A administração Biden está a jogar um jogo muito cínico. Ele insiste que está a tentar impedir o que, como ele próprio admite, é o bombardeamento indiscriminado de Israel contra os palestinianos, ao mesmo tempo que contorna o Congresso para acelerar o fornecimento de armas a Israel, incluindo bombas não guiadas ou "burras " . Ele insiste que quer acabar com os combates em Gaza, ao mesmo tempo que veta as resoluções de cessar-fogo na ONU. Ele insiste que defende o Estado de direito ao mesmo tempo que subverte o mecanismo legal que pode impedir o genocídio.

O cinismo permeia cada palavra que Biden e [Secretário de Estado] Blinken pronunciam. Esse cinismo se estende a nós. A Casa Branca acredita que a nossa repulsa por Donald Trump nos levará a manter Biden no cargo.
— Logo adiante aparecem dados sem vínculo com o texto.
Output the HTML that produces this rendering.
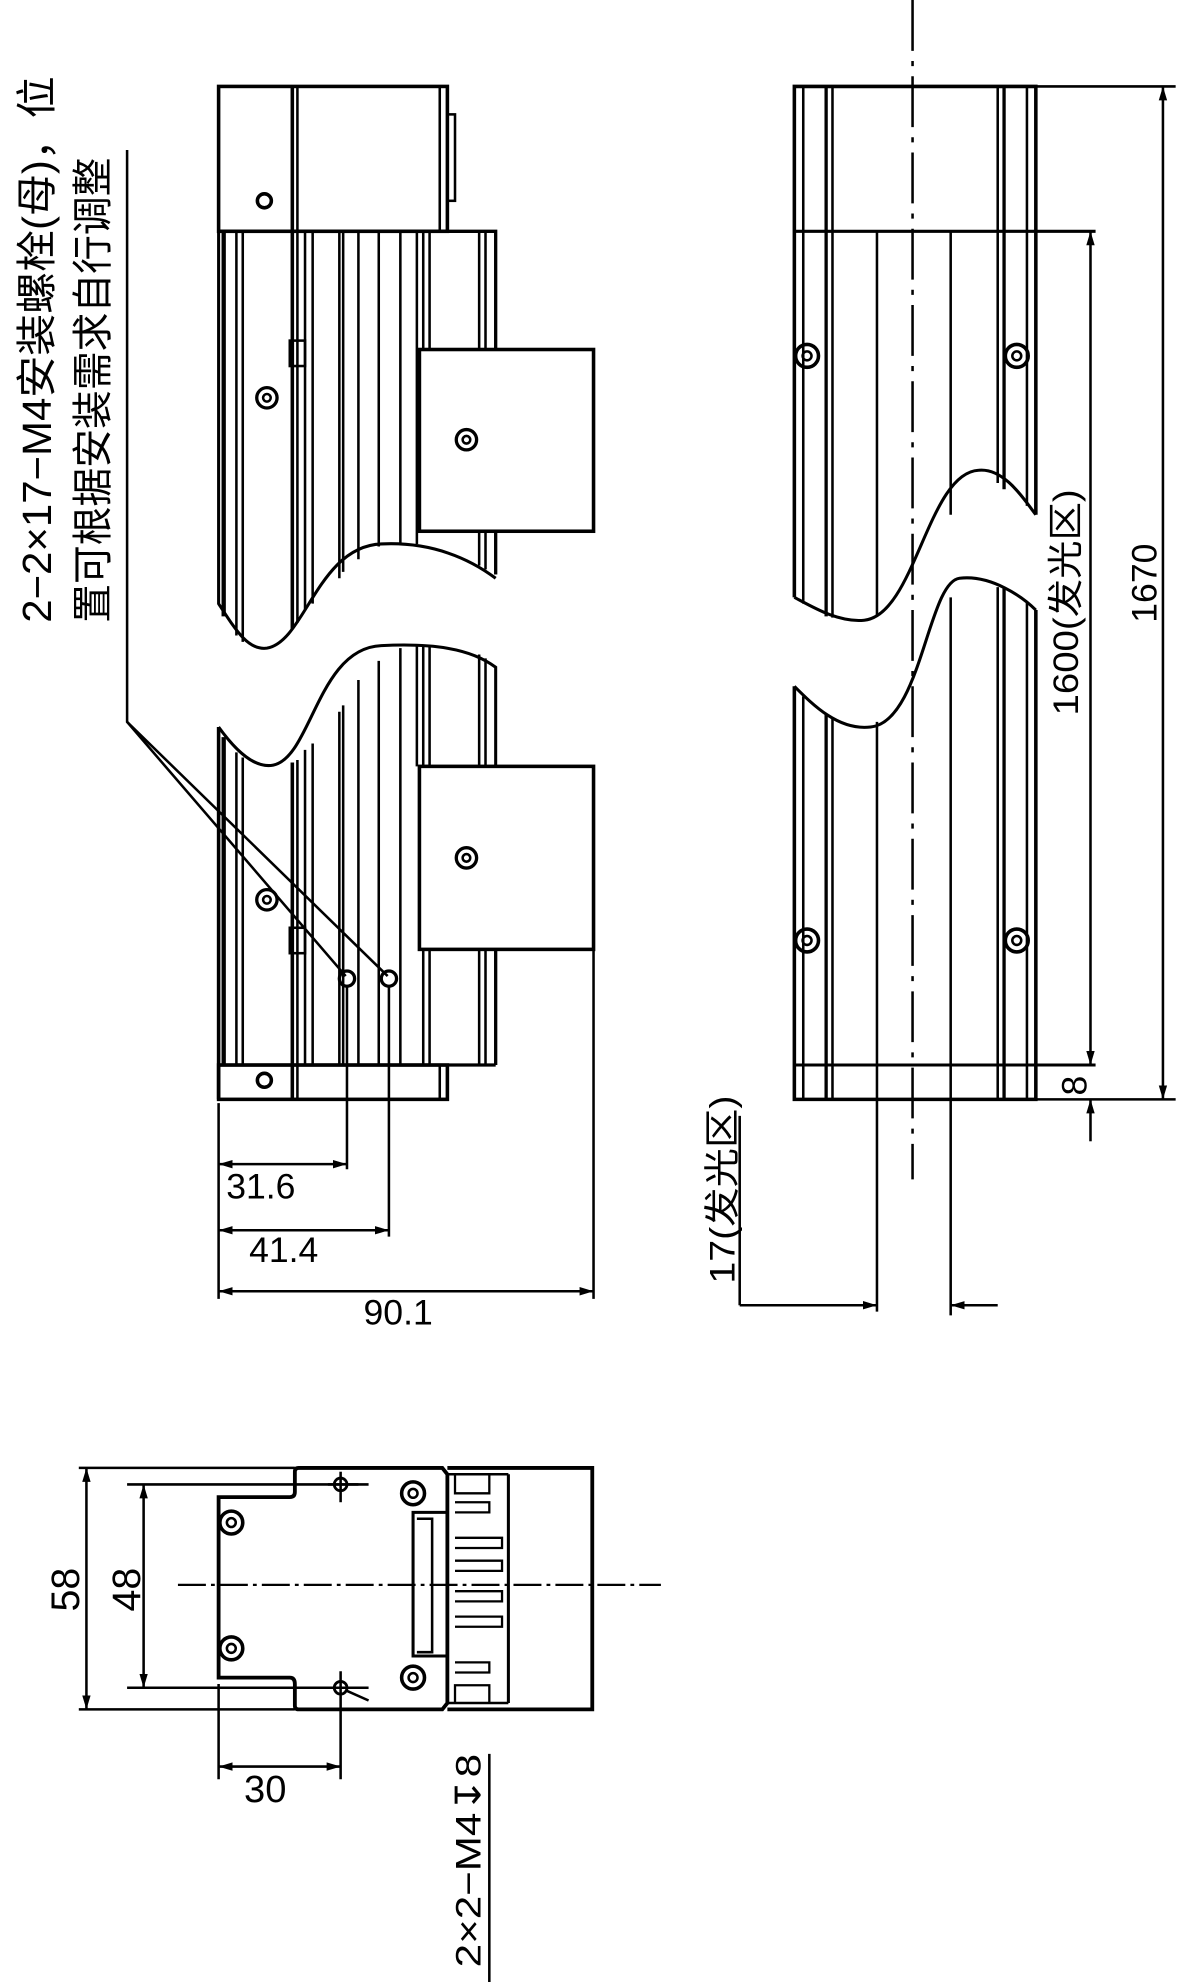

Em qualquer outro assunto poderia ser assim, mas não se desempenhar um papel de liderança num caso de genocídio.

O genocídio não é um problema político. É um problema moral. Não podemos, a qualquer custo, apoiar aqueles que cometem genocídio ou são cúmplices dele. O genocídio é o maior de todos os crimes. É a mais pura expressão do mal. Devemos apoiar inequivocamente os palestinianos e os juristas da África do Sul. Devemos exigir justiça. Devemos responsabilizar Biden pelo genocídio em Gaza.